Monday, January 19, 2009

My Morning Wooten


One day, I will tell you all my thoughts on Jim Wooten. Like many things in the south, they are filled with darkness and loathing but will probably be proceeded by the phrase "bless his heart". ~griftdrift, 7-5-06

Many years ago, I sat in the Alliance Theater's small studio space attending a performance of a strange little play about incest, molestation and learning to drive. Before the house lights dimmed, I noticed a distinguished looking man sitting in the row just ahead. It was not an event where one would expect to see the conservative voice of the Atlanta Journal.

Bless his heart, Jim Wooten is a complicated man. Complicated is a southern term used when we can't decide if a fellow is the smartest man in the room or the craziest.

In the days before the afternoon Journal was absorbed by its liberal morning counterpart, Jim along with his mentor Durwood McAlister, held the conservative line. Their articles were not only counterpoints to the Cynthia Tuckers and Maureen Downeys but also to the rapidly rising shrill voices of talk radio. Common sense conservative born decades earlier was carried on in those pages.

Despite the desire of conservatism, time moves on and even the staid changes. McAlister retired, the afternoon daily disappeared and Jim moved across the hall.

Whether it was the emergence of the Rovian philosophy of the winner rules absolutely or a need to distinguish completely from the voices of the left or a final unfettering of real personality, Jim also changed.

Although the title remained "Common Sense Conservatism", the content slowly morphed to mirror the screed merchants of the day. Rumor, innuendo and talking points replaced subtlety and serious thought.

Whispers of the old Jim sometimes emerged - usually when speaking of monetary things or the inevitable passage of old friends.

Now he has one foot out the door, but the weekly column will continue and I will continue to give him a poke - mostly because he deserves it but partly because I believe somewhere beneath that shock of white hair still lays the mind that once upon a time laughed appropriately and winced appropriately at actors on a stage speaking of things most dark and twisted.

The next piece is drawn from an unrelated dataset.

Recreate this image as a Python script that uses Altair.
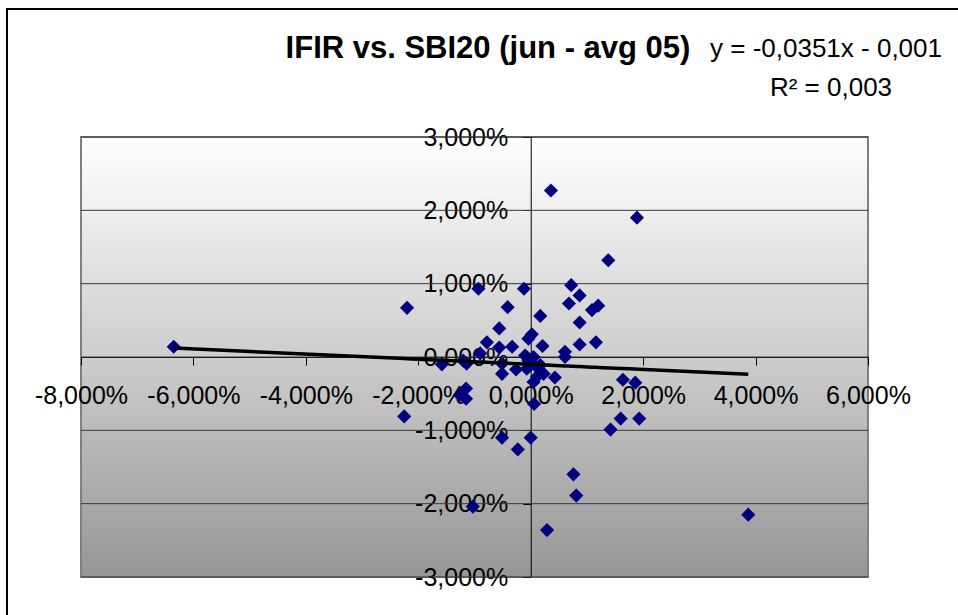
import altair as alt
import pandas as pd

# Scatter data (percent units)
sbi20 = [-6.35, -2.20, -2.25, -0.93, -0.12, 0.36, 1.89, 1.38, 0.72, 0.87,
         0.68, -0.41, 1.09, 1.20, 0.17, 0.87, -0.56, 0.02, -0.04, -0.78,
         0.87, 1.16, 0.21, -0.33, -0.56, 0.61, 0.61, -0.90, -0.10, 0.05,
         -0.04, -1.58, -1.20, -1.14, -0.51, -0.51, -0.26, -0.07, 0.17, 0.23,
         0.11, 0.05, 0.43, 1.64, 1.86, -1.15, -1.15, -1.26, 0.06, -0.51,
         -0.23, 0.00, 1.42, 1.60, 1.93, 0.76, 0.81, -1.03, 0.29, 3.87,
         -0.07, 0.11]
ifir = [0.14, 0.67, -0.81, 0.93, 0.93, 2.27, 1.90, 1.32, 0.98, 0.84,
        0.73, 0.68, 0.64, 0.70, 0.56, 0.47, 0.39, 0.31, 0.25, 0.20,
        0.17, 0.20, 0.15, 0.14, 0.13, 0.07, 0.00, 0.05, 0.02, 0.00,
        -0.05, -0.10, -0.05, -0.09, -0.09, -0.23, -0.17, -0.16, -0.11, -0.23,
        -0.27, -0.34, -0.28, -0.31, -0.35, -0.43, -0.57, -0.52, -0.64, -1.10,
        -1.26, -1.10, -0.99, -0.84, -0.84, -1.60, -1.89, -2.04, -2.36, -2.15,
        0.00, -0.14]

# Trendline as reported: y = -0,0351x - 0,001 (fraction units)
slope = -0.0351
intercept_pct = -0.001 * 100

x_ticks = [-8, -6, -4, -2, 0, 2, 4, 6]
y_ticks = [-3, -2, -1, 0, 1, 2, 3]

title_text = "IFIR vs. SBI20 (jun - avg 05)"
eq_text = "y = -0,0351x - 0,001"
r2_text = "R² = 0,003"

W, H = 787, 440
FONT = "Liberation Sans"

df = pd.DataFrame({"x": sbi20, "y": ifir})
grid_df = pd.DataFrame({"y": y_ticks})

label_expr = "(datum.value < 0 ? '-' : '') + replace(format(abs(datum.value), '.3f'), '.', ',') + '%'"

xscale = alt.Scale(domain=[-8, 6], nice=False, zero=False)
yscale = alt.Scale(domain=[-3, 3], nice=False, zero=False)

x_off = -(0 - (-8)) / 14 * W
y_off = -H / 2

gradient_expr = ("{gradient: 'linear', x1: 0, y1: 0, x2: 0, y2: 1, "
                 "stops: [{offset: 0, color: '#ffffff'}, {offset: 0.5, color: '#cdcdcd'}, "
                 "{offset: 1, color: '#969696'}]}")

grid = alt.Chart(grid_df).mark_rule(color="#3a3a3a", strokeWidth=1).encode(
    y=alt.Y("y:Q", scale=yscale)
)

points = alt.Chart(df).mark_point(
    shape="diamond", filled=True, color="#000080", size=200, opacity=1
).encode(
    x=alt.X("x:Q", scale=xscale,
            axis=alt.Axis(values=x_ticks, labelExpr=label_expr, offset=y_off,
                          grid=False, tickSize=8, tickColor="#000000",
                          domainColor="#000000", labelFont=FONT, labelFontSize=25,
                          labelColor="#000000", labelBaseline="alphabetic",
                          labelPadding=38, labelFlush=False, labelOverlap=False,
                          title=None)),
    y=alt.Y("y:Q", scale=yscale,
            axis=alt.Axis(values=y_ticks, labelExpr=label_expr, offset=x_off,
                          grid=False, tickSize=8, tickColor="#000000",
                          domainColor="#000000", labelFont=FONT, labelFontSize=25,
                          labelColor="#000000", labelBaseline="middle",
                          labelPadding=15, labelFlush=False, labelOverlap=False,
                          title=None)),
)

trend = alt.Chart(df).transform_calculate(
    fit=f"{slope} * datum.x + {intercept_pct}"
).mark_line(color="#000000", strokeWidth=3.5).encode(
    x=alt.X("x:Q", scale=xscale, sort="ascending"),
    y=alt.Y("fit:Q", scale=yscale),
)

one = pd.DataFrame({"a": [0]})
title = alt.Chart(one).mark_text(
    text=title_text, font=FONT, fontSize=31, fontWeight="bold",
    align="center", baseline="alphabetic", color="#000000"
).encode(x=alt.value(407), y=alt.value(-79))

eq = alt.Chart(one).mark_text(
    text=eq_text, font=FONT, fontSize=26, align="center",
    baseline="alphabetic", color="#000000"
).encode(x=alt.value(745), y=alt.value(-80))

r2 = alt.Chart(one).mark_text(
    text=r2_text, font=FONT, fontSize=26, align="center",
    baseline="alphabetic", color="#000000"
).encode(x=alt.value(750), y=alt.value(-41))

border_left = alt.Chart(one).mark_rule(color="#000000", strokeWidth=2).encode(
    x=alt.value(-74), y=alt.value(-128), y2=alt.value(480)
)
border_top = alt.Chart(one).mark_rule(color="#000000", strokeWidth=2).encode(
    x=alt.value(-75), x2=alt.value(880), y=alt.value(-128)
)

chart = alt.layer(
    grid, points, trend, title, eq, r2, border_left, border_top
).properties(
    width=W, height=H,
    autosize=alt.AutoSizeParams(type="none"),
    padding={"left": 81, "top": 137, "right": 90, "bottom": 38},
    background="#ffffff",
).configure_view(
    stroke="#808080", strokeWidth=2, fill=alt.ExprRef(expr=gradient_expr)
)

chart.save("out.html", embed_options={"renderer": "svg", "actions": False})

Perhaps, one day when I am also longer in the tooth, Jim and I can sit on the porch, drink lemonade and natter on about the things two old farm boys natter on about. We might even talk about being complicated.

3 comments:

Andisheh Nouraee said...

My mourning Wooten.

Unknown said...

I choose to believe that he recognizes that he has failed to use his position of privilege to advance the human condition, and so is retreating to the muddy trenches like the rest of us cannon-fodder.

rptrcub said...

I can't wait to see who he's replaced with, and how the conserva-tariat just says that he/she is just a tool for the evil libruhl AJC. Like a right-wing version of Alan Colmes.